[Task inputs]
^^^^^^^^

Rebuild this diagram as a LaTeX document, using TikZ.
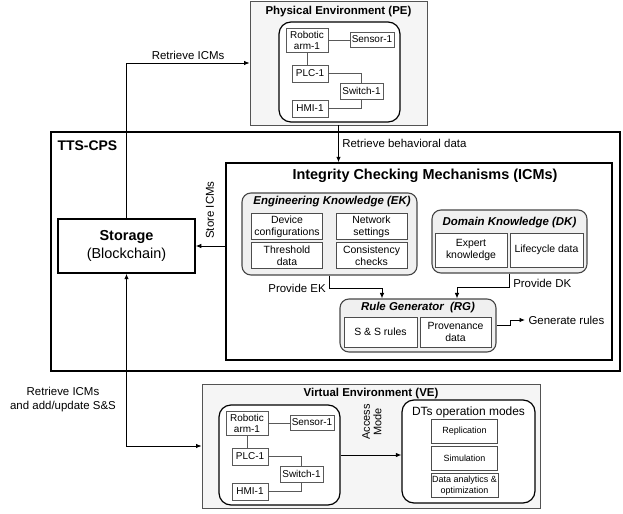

^^^^^^^^

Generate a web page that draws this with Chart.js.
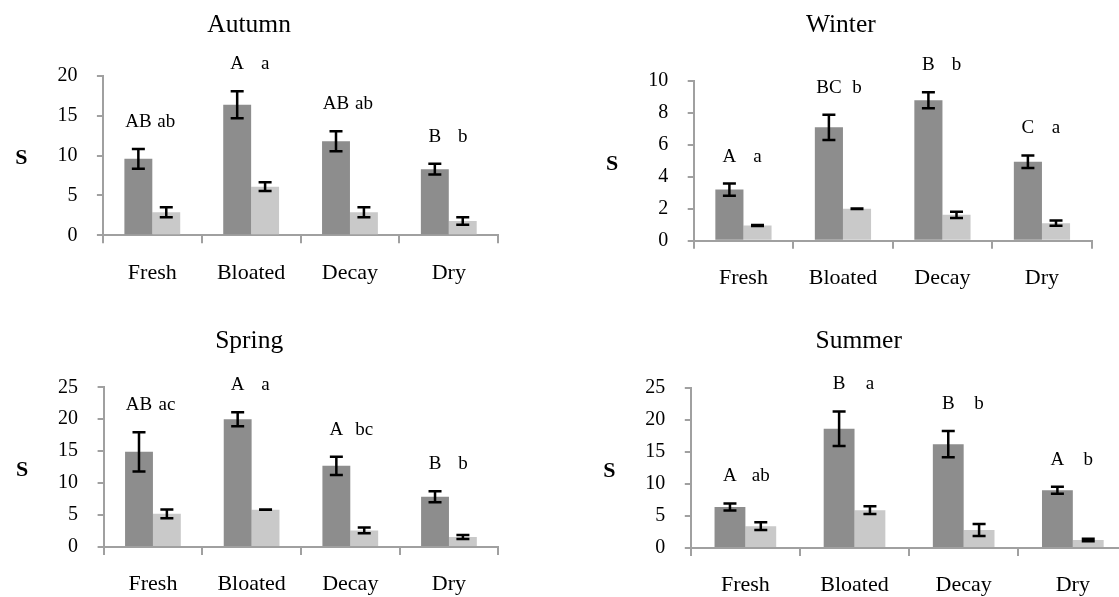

^^^^^^^^

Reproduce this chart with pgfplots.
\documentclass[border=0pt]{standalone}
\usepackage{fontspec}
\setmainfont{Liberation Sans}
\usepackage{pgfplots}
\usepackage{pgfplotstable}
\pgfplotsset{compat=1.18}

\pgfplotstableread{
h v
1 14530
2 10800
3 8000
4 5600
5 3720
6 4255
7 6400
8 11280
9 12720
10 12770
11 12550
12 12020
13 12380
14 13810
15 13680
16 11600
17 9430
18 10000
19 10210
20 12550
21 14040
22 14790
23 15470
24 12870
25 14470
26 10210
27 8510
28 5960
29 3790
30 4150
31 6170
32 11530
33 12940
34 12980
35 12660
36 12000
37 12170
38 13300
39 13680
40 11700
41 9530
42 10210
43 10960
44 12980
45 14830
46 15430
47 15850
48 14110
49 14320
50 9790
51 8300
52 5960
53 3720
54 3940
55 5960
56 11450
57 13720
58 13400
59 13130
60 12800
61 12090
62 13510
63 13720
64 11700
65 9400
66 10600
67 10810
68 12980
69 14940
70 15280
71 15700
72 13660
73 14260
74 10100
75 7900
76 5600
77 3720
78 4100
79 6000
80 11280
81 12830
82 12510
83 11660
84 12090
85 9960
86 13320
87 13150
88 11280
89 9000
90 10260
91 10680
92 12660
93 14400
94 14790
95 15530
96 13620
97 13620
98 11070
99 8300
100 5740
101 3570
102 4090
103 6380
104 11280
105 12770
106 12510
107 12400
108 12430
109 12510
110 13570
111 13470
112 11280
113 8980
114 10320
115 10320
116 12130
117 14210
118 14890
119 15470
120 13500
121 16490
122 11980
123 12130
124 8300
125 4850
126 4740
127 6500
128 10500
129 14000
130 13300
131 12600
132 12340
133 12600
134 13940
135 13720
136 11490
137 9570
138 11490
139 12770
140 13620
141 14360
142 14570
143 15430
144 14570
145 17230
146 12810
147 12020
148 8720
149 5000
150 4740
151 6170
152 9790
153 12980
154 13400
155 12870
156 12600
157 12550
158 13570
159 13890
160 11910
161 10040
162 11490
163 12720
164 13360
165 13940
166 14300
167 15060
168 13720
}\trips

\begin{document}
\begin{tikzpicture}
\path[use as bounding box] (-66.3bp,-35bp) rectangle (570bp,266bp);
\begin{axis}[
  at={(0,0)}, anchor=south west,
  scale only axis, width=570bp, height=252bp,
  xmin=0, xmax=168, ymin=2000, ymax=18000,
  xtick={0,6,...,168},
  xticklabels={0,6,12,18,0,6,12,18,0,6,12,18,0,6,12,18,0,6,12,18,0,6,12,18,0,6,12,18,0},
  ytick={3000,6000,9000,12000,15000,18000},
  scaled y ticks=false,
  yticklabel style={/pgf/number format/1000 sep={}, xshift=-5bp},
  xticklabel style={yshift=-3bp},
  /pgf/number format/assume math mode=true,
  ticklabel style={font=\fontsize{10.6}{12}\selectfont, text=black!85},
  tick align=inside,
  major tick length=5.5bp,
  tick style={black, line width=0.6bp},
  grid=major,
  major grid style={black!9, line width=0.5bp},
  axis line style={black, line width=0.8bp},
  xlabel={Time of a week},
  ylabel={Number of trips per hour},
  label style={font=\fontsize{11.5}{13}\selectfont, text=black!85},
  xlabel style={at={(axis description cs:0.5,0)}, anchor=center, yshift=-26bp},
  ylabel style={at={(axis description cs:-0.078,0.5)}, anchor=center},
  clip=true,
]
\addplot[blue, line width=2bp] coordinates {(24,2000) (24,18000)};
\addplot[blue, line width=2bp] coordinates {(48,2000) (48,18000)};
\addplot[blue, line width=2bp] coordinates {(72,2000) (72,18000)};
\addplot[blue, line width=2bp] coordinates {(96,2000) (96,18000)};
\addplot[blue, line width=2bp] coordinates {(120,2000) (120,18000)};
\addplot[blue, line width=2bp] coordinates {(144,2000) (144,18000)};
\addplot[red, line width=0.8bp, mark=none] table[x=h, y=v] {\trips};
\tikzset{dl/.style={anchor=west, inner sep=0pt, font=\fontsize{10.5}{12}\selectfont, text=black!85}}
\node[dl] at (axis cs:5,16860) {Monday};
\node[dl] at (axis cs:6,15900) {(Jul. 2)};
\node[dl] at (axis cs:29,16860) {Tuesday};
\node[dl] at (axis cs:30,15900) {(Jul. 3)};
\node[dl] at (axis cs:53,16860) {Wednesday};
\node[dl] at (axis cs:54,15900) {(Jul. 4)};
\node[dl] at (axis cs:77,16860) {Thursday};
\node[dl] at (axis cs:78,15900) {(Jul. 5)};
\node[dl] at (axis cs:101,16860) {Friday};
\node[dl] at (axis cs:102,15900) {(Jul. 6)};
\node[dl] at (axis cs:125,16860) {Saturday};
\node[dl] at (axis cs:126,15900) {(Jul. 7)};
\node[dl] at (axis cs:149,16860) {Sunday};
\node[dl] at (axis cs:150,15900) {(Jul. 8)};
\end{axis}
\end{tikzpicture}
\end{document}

^^^^^^^^

[Set problem]
Gather every line containing the word "with" and copy it.

[Output]
Generate a web page that draws this with Chart.js.
Reproduce this chart with pgfplots.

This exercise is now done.